* [Required task]: Reply with one number: how many lines contain the word "matplotlib".

* [Material shown]:
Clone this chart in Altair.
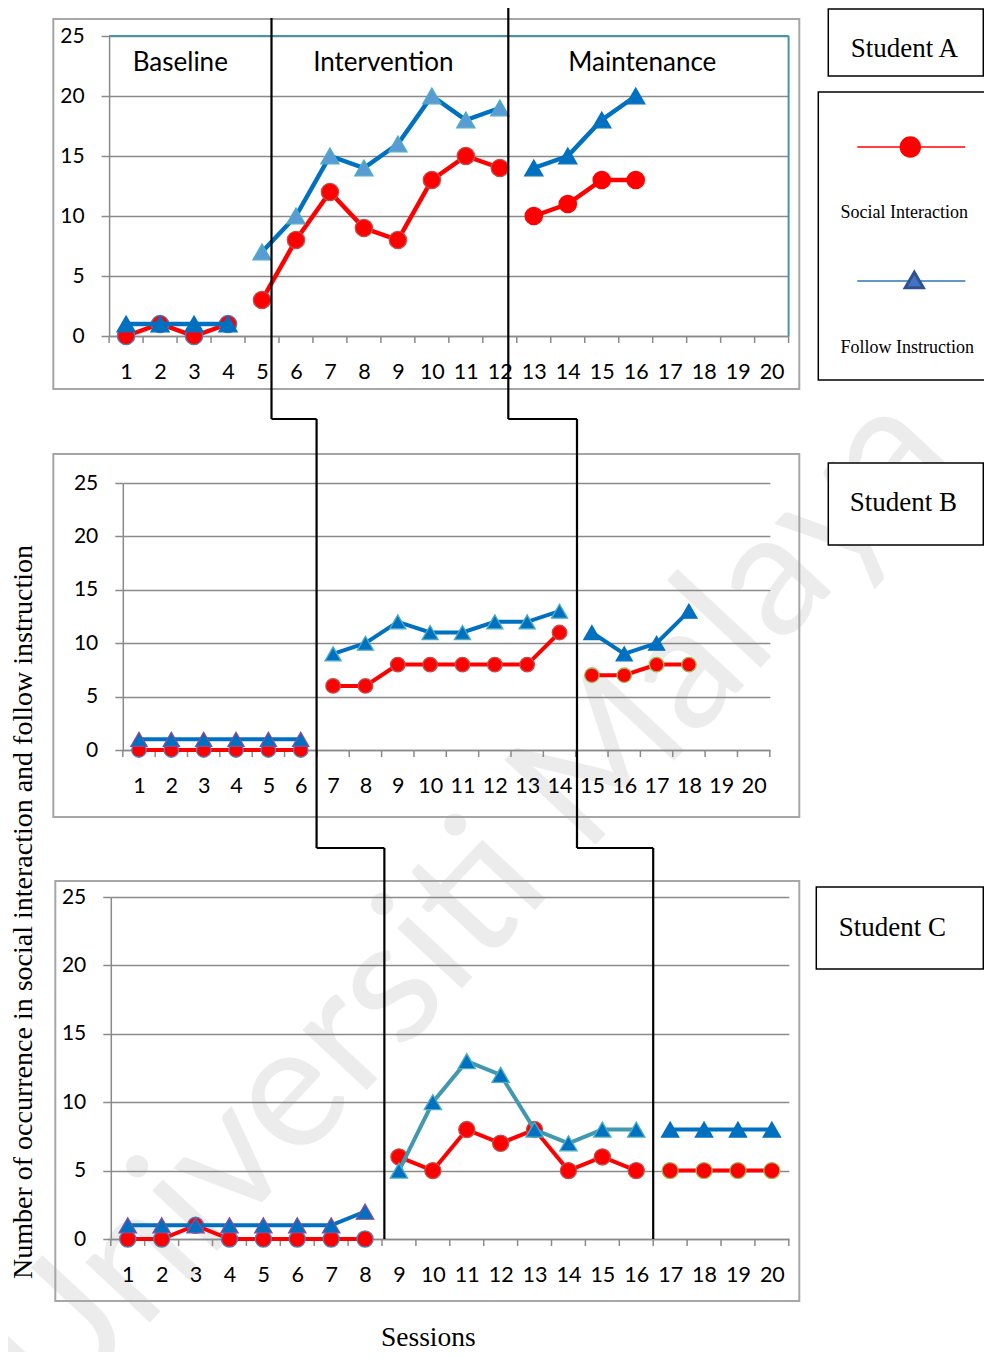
import altair as alt
import pandas as pd

# ---------------- values ----------------
sessions = list(range(1, 21))
y_ticks = [0, 5, 10, 15, 20, 25]
tick_bounds = [s - 0.5 for s in sessions] + [20.5]
phase_names = ["Baseline", "Intervention", "Maintenance"]
series_names = ["Social Interaction", "Follow Instruction"]
student_names = ["Student A", "Student B", "Student C"]

a_social = [0, 1, 0, 1, 3, 8, 12, 9, 8, 13, 15, 14, 10, 11, 13, 13]
a_follow = [1, 1, 1, 1, 7, 10, 15, 14, 16, 20, 18, 19, 14, 15, 18, 20]
a_phase_lengths = [4, 8, 4]
a_phase_changes = [5.28, 12.25]

b_social = [0, 0, 0, 0, 0, 0, 6, 6, 8, 8, 8, 8, 8, 11, 7, 7, 8, 8]
b_follow = [1, 1, 1, 1, 1, 1, 9, 10, 12, 11, 11, 12, 12, 13, 11, 9, 10, 13]
b_phase_lengths = [6, 8, 4]
b_phase_changes = [6.49, 14.54]

c_social = [0, 0, 1, 0, 0, 0, 0, 0, 6, 5, 8, 7, 8, 5, 6, 5, 5, 5, 5, 5]
c_follow = [1, 1, 1, 1, 1, 1, 1, 2, 5, 10, 13, 12, 8, 7, 8, 8, 8, 8, 8, 8]
c_phase_lengths = [8, 8, 4]
c_phase_changes = [8.57, 16.5]

y_title = "Number of occurrence in social interaction and follow instruction"
x_title = "Sessions"
watermark = "Universiti Malaya"

# ---------------- layout (page pixel coordinates) ----------------
PAGE = 8
RIGHT_EDGE, BOTTOM_EDGE = 984, 1352
LEFT, TOP, SPACING = 108.8, 36, 147
# true plot widths/heights, and the view widths used only for centring in the column
SIZES = {"A": (679.5, 300), "B": (647, 267), "C": (678, 342)}
VIEW_W = {"A": 674.4, "B": 647, "C": 671}
COLW = max(VIEW_W.values())
ORIG = {}
_y = TOP
for _k in "ABC":
    _w, _h = SIZES[_k]
    ORIG[_k] = (LEFT + (COLW - VIEW_W[_k]) / 2, _y)
    _y += _h + SPACING

FRAMES = {"A": (53, 19, 799, 389), "B": (53, 454, 799, 817), "C": (55, 881, 799, 1301)}
BOXES = {"A": (828, 9, 983, 76), "B": (828, 463, 983, 545), "C": (816, 887, 983, 969)}
BOX_TEXT = {"A": (904, 49), "B": (903, 503), "C": (892, 928)}
PHASE_LABEL_POS = [(180, 63), (383, 63), (642, 63)]
LINE_TOPS_A = [18, 8]
CONNECT_AB, CONNECT_BC = 419, 848

GRID = "#8a8a8a"
FRAME = "#a6a6a6"
TEAL = "#4394ad"
RED = "#ff0000"
BLUE = "#0070c0"
SERIF = "Liberation Serif"
SANS = "Lato"

STYLE = {
    "A": dict(lw=4.5, csize=300, tsize=330,
              c_stroke=["#4f81bd", "#c0504d", RED],
              t_fill=[BLUE, "#5b9bd5", BLUE],
              t_stroke=[BLUE, "#4bacc6", BLUE],
              f_line=[BLUE, BLUE, BLUE]),
    "B": dict(lw=4, csize=210, tsize=260,
              c_stroke=["#4f81bd", "#c0504d", "#9bbb59"],
              t_fill=[BLUE, BLUE, BLUE],
              t_stroke=["#7f4f9f", "#4bacc6", BLUE],
              f_line=[BLUE, BLUE, BLUE]),
    "C": dict(lw=4, csize=260, tsize=300,
              c_stroke=["#4f81bd", "#c0504d", "#9bbb59"],
              t_fill=[BLUE, BLUE, BLUE],
              t_stroke=["#7f4f9f", "#4bacc6", BLUE],
              f_line=[BLUE, "#4198af", BLUE]),
}

X_AXIS = alt.Axis(values=sessions, grid=False, ticks=False, domainColor=GRID, domainWidth=1.5,
                  labelFont=SANS, labelFontSize=21.5, labelColor="black", labelPadding=25,
                  labelOverlap=False, labelFlush=False, format="d", title=None)
Y_AXIS = alt.Axis(values=y_ticks, grid=True, gridColor=GRID, gridWidth=1.5, domainColor=GRID,
                  domainWidth=1.5, tickColor=GRID, tickWidth=1.5, tickSize=8,
                  labelFont=SANS, labelFontSize=21, labelColor="black", labelPadding=17,
                  format="d", title=None)


def X(k, field="x"):
    return alt.X(f"{field}:Q", scale=alt.Scale(domain=[0.5, 20.5], nice=False, zero=False,
                                               range=[0, SIZES[k][0]]), axis=X_AXIS)


def Y(field="y"):
    return alt.Y(f"{field}:Q", scale=alt.Scale(domain=[0, 25], nice=False, zero=False), axis=Y_AXIS)


one = pd.DataFrame({"k": [0]})


def rel(k, x, y):
    return x - ORIG[k][0], y - ORIG[k][1]


def page_x(k, v):
    return ORIG[k][0] + (v - 0.5) * SIZES[k][0] / 20


def rect_px(k, x1, y1, x2, y2, **mk):
    a, b = rel(k, x1, y1)
    c, d = rel(k, x2, y2)
    return alt.Chart(one).mark_rect(**mk).encode(
        x=alt.value(a), y=alt.value(b), x2=alt.value(c), y2=alt.value(d))


def seg_px(k, x1, y1, x2, y2, **mk):
    a, b = rel(k, x1, y1)
    c, d = rel(k, x2, y2)
    return alt.Chart(one).mark_rule(**mk).encode(
        x=alt.value(a), y=alt.value(b), x2=alt.value(c), y2=alt.value(d))


def text_px(k, t, x, y, **mk):
    a, b = rel(k, x, y)
    return alt.Chart(one).mark_text(text=t, **mk).encode(x=alt.value(a), y=alt.value(b))


def point_px(k, x, y, **mk):
    a, b = rel(k, x, y)
    return alt.Chart(one).mark_point(**mk).encode(x=alt.value(a), y=alt.value(b))


def build_df(social, follow, lengths):
    phases = []
    for name, n in zip(phase_names, lengths):
        phases += [name] * n
    rows = []
    for i, (s, f, p) in enumerate(zip(social, follow, phases)):
        rows.append(dict(x=i + 1, y=s, series=series_names[0], phase=p))
        rows.append(dict(x=i + 1, y=f, series=series_names[1], phase=p))
    return pd.DataFrame(rows)


CHANGES = {"A": a_phase_changes, "B": b_phase_changes, "C": c_phase_changes}


def panel(k, social, follow, lengths):
    w, h = SIZES[k]
    st = STYLE[k]
    df = build_df(social, follow, lengths)
    layers = []
    if k == "A":
        layers.append(text_px(k, watermark, 468, 905, font=SANS, fontSize=174, angle=313,
                              color="#ececec", align="center", baseline="middle"))
    fx1, fy1, fx2, fy2 = FRAMES[k]
    layers.append(rect_px(k, fx1, fy1, fx2, fy2, fillOpacity=0, stroke=FRAME, strokeWidth=2))

    # tick marks at category boundaries (also carries the x axis)
    layers.append(alt.Chart(pd.DataFrame({"x": tick_bounds})).mark_rule(color=GRID, strokeWidth=1.5)
                  .encode(x=X(k), y=alt.value(h), y2=alt.value(h + 7)))

    if k == "A":
        layers.append(alt.Chart(one).mark_rule(color=TEAL, strokeWidth=2).encode(
            x=alt.value(0), x2=alt.value(w), y=alt.value(0), y2=alt.value(0)))
        layers.append(alt.Chart(one).mark_rule(color=TEAL, strokeWidth=2).encode(
            x=alt.value(w), x2=alt.value(w), y=alt.value(0), y2=alt.value(h)))

    # data
    for i, ph in enumerate(phase_names):
        d = df[(df.phase == ph) & (df.series == series_names[0])]
        layers.append(alt.Chart(d).mark_line(color=RED, strokeWidth=st["lw"]).encode(x=X(k), y=Y()))
        layers.append(alt.Chart(d).mark_point(shape="circle", filled=True, fill=RED, opacity=1,
                                              stroke=st["c_stroke"][i], strokeWidth=1.3,
                                              size=st["csize"]).encode(x=X(k), y=Y()))
    for i, ph in enumerate(phase_names):
        d = df[(df.phase == ph) & (df.series == series_names[1])]
        layers.append(alt.Chart(d).mark_line(color=st["f_line"][i], strokeWidth=st["lw"]).encode(x=X(k), y=Y()))
        layers.append(alt.Chart(d).mark_point(shape="triangle-up", filled=True, fill=st["t_fill"][i],
                                              opacity=1, stroke=st["t_stroke"][i], strokeWidth=1.3,
                                              size=st["tsize"]).encode(x=X(k), y=Y()))

    # phase-change lines
    ch = CHANGES[k]
    for i, v in enumerate(ch):
        if k == "A":
            top = LINE_TOPS_A[i] - ORIG[k][1]
            bot = CONNECT_AB - ORIG[k][1]
        elif k == "B":
            top = CONNECT_AB - ORIG[k][1]
            bot = CONNECT_BC - ORIG[k][1]
        else:
            top = CONNECT_BC - ORIG[k][1]
            bot = h
        vd = pd.DataFrame({"x": [v]})
        layers.append(alt.Chart(vd).mark_rule(color="black", strokeWidth=2.2).encode(
            x=X(k), y=alt.value(top), y2=alt.value(bot)))
        if k in ("A", "B"):
            nk = "B" if k == "A" else "C"
            nx = page_x(nk, CHANGES[nk][i]) - ORIG[k][0]
            layers.append(alt.Chart(vd).mark_rule(color="black", strokeWidth=2.2).encode(
                x=X(k), x2=alt.value(nx), y=alt.value(bot)))

    if k == "A":
        for name, (px, py) in zip(phase_names, PHASE_LABEL_POS):
            layers.append(text_px(k, name, px, py, font=SANS, fontSize=26, color="black",
                                  align="center", baseline="middle"))

    # student label box
    bx1, by1, bx2, by2 = BOXES[k]
    layers.append(rect_px(k, bx1, by1, bx2, by2, fill="white", stroke="black", strokeWidth=1.5))
    tx, ty = BOX_TEXT[k]
    layers.append(text_px(k, student_names["ABC".index(k)], tx, ty, font=SERIF, fontSize=27,
                          color="black", align="center", baseline="middle"))

    if k == "A":
        layers.append(rect_px(k, 818, 92, 1000, 380, fill="white", stroke="black", strokeWidth=1.5))
        layers.append(seg_px(k, 857, 147, 965, 147, color=RED, strokeWidth=1.6))
        layers.append(point_px(k, 910, 147, shape="circle", filled=True, fill=RED, opacity=1, size=460))
        layers.append(text_px(k, series_names[0], 904, 213, font=SERIF, fontSize=18, color="black",
                              align="center", baseline="middle"))
        layers.append(seg_px(k, 857, 281, 965, 281, color="#2e75b6", strokeWidth=1.6))
        layers.append(point_px(k, 914, 280, shape="triangle-up", filled=True, fill="#4472c4", opacity=1,
                               stroke="#2f528f", strokeWidth=3, size=330))
        layers.append(text_px(k, series_names[1], 907, 348, font=SERIF, fontSize=18, color="black",
                              align="center", baseline="middle"))

    if k == "C":
        layers.append(text_px(k, y_title, 24, 912, font=SERIF, fontSize=28, angle=270,
                              color="black", align="center", baseline="middle"))
        layers.append(text_px(k, x_title, 428, 1338, font=SERIF, fontSize=27.5,
                              color="black", align="center", baseline="middle"))

    return alt.layer(*layers).properties(width=VIEW_W[k], height=h)


pA = panel("A", a_social, a_follow, a_phase_lengths)
pB = panel("B", b_social, b_follow, b_phase_lengths)
pC = panel("C", c_social, c_follow, c_phase_lengths)

chart = alt.vconcat(pA, pB, pC, spacing=SPACING, center=True, bounds="flush").properties(
    autosize=alt.AutoSizeParams(type="none"),
    padding={"left": LEFT - PAGE, "top": TOP - PAGE,
             "right": RIGHT_EDGE - LEFT, "bottom": BOTTOM_EDGE - TOP},
    background="white",
).configure_view(stroke=None)

chart.save("out.html", embed_options={"renderer": "svg", "actions": False})
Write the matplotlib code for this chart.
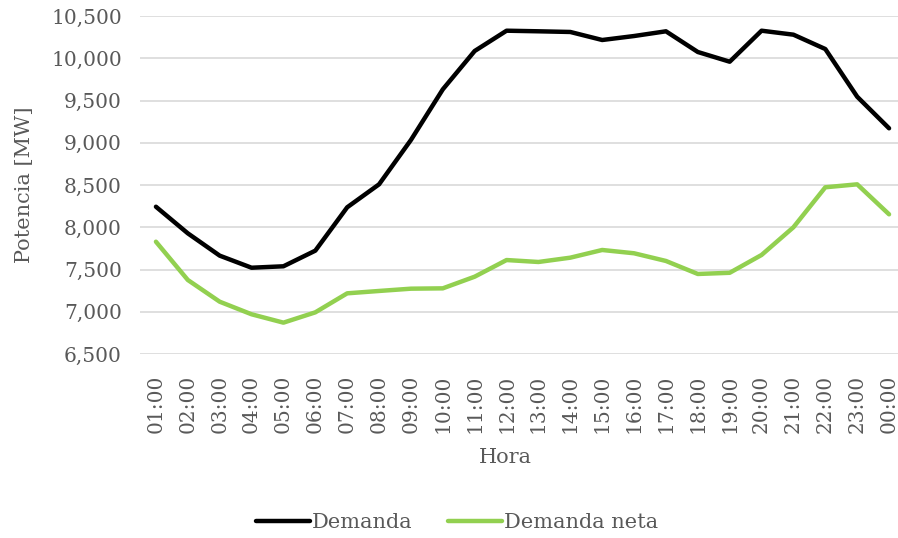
import numpy as np
import matplotlib.pyplot as plt
from matplotlib.ticker import FuncFormatter

# hourly values
horas = ["01:00", "02:00", "03:00", "04:00", "05:00", "06:00", "07:00", "08:00",
         "09:00", "10:00", "11:00", "12:00", "13:00", "14:00", "15:00", "16:00",
         "17:00", "18:00", "19:00", "20:00", "21:00", "22:00", "23:00", "00:00"]
demanda = [8243, 7928, 7664, 7521, 7538, 7723, 8236, 8508, 9033, 9632, 10086, 10326,
           10319, 10311, 10216, 10263, 10319, 10074, 9959, 10326, 10279, 10109, 9545, 9171]
demanda_neta = [7829, 7376, 7119, 6970, 6871, 6993, 7218, 7246, 7273, 7277, 7415, 7612,
                7589, 7640, 7731, 7692, 7601, 7447, 7461, 7672, 8000, 8473, 8508, 8153]

plt.rcParams['font.family'] = ['DejaVu Serif']
gris = '#595959'

fig = plt.figure(figsize=(8.98, 5.38), dpi=100)
ax = fig.add_axes([140/898, 1-354/538, 765/898, (354-16)/538])

x = np.arange(len(horas))
ax.plot(x, demanda, color='black', lw=3.2, label='Demanda', solid_capstyle='round')
ax.plot(x, demanda_neta, color='#92D050', lw=3.2, label='Demanda neta', solid_capstyle='round')

ax.set_xlim(-0.5, len(horas) - 0.5)
ax.set_ylim(6500, 10500)
ax.set_yticks(np.arange(6500, 10501, 500))
ax.yaxis.set_major_formatter(FuncFormatter(lambda v, p: f"{int(v):,}"))
ax.set_xticks(x)
ax.set_xticklabels(horas, rotation=90)
ax.grid(axis='y', color='#D9D9D9', lw=1.2)
ax.set_axisbelow(True)
for s in ax.spines.values():
    s.set_visible(False)
ax.tick_params(length=0, colors=gris, labelsize=14.5)
ax.tick_params(axis='y', pad=13)
ax.tick_params(axis='x', pad=15)

ax.set_ylabel("Potencia [MW]", color=gris, fontsize=15)
ax.yaxis.set_label_coords((34-140)/765, 0.5)
ax.set_xlabel("Hora", color=gris, fontsize=15)
ax.xaxis.set_label_coords(0.5 - 17/765, -(448-354)/338)

leg = fig.legend(loc='center', bbox_to_anchor=(0.5 + 8/898, 1-523/538), ncol=2, frameon=False,
                 fontsize=15, handlelength=2.6, columnspacing=1.7, handletextpad=0.1)
for t in leg.get_texts():
    t.set_color(gris)

plt.savefig("out.png", dpi=100)
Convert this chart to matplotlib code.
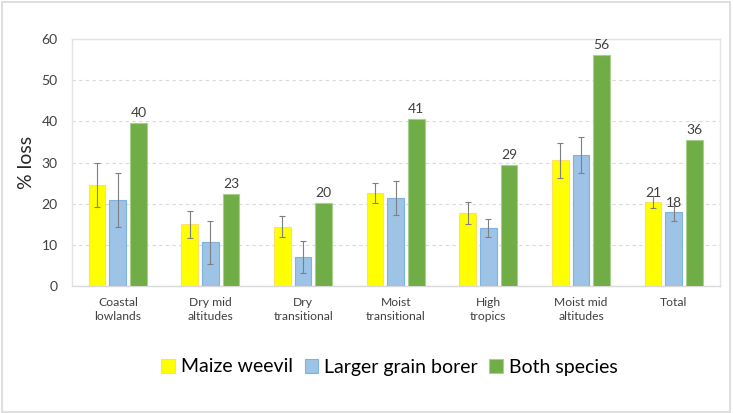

* [Response to the task]: 4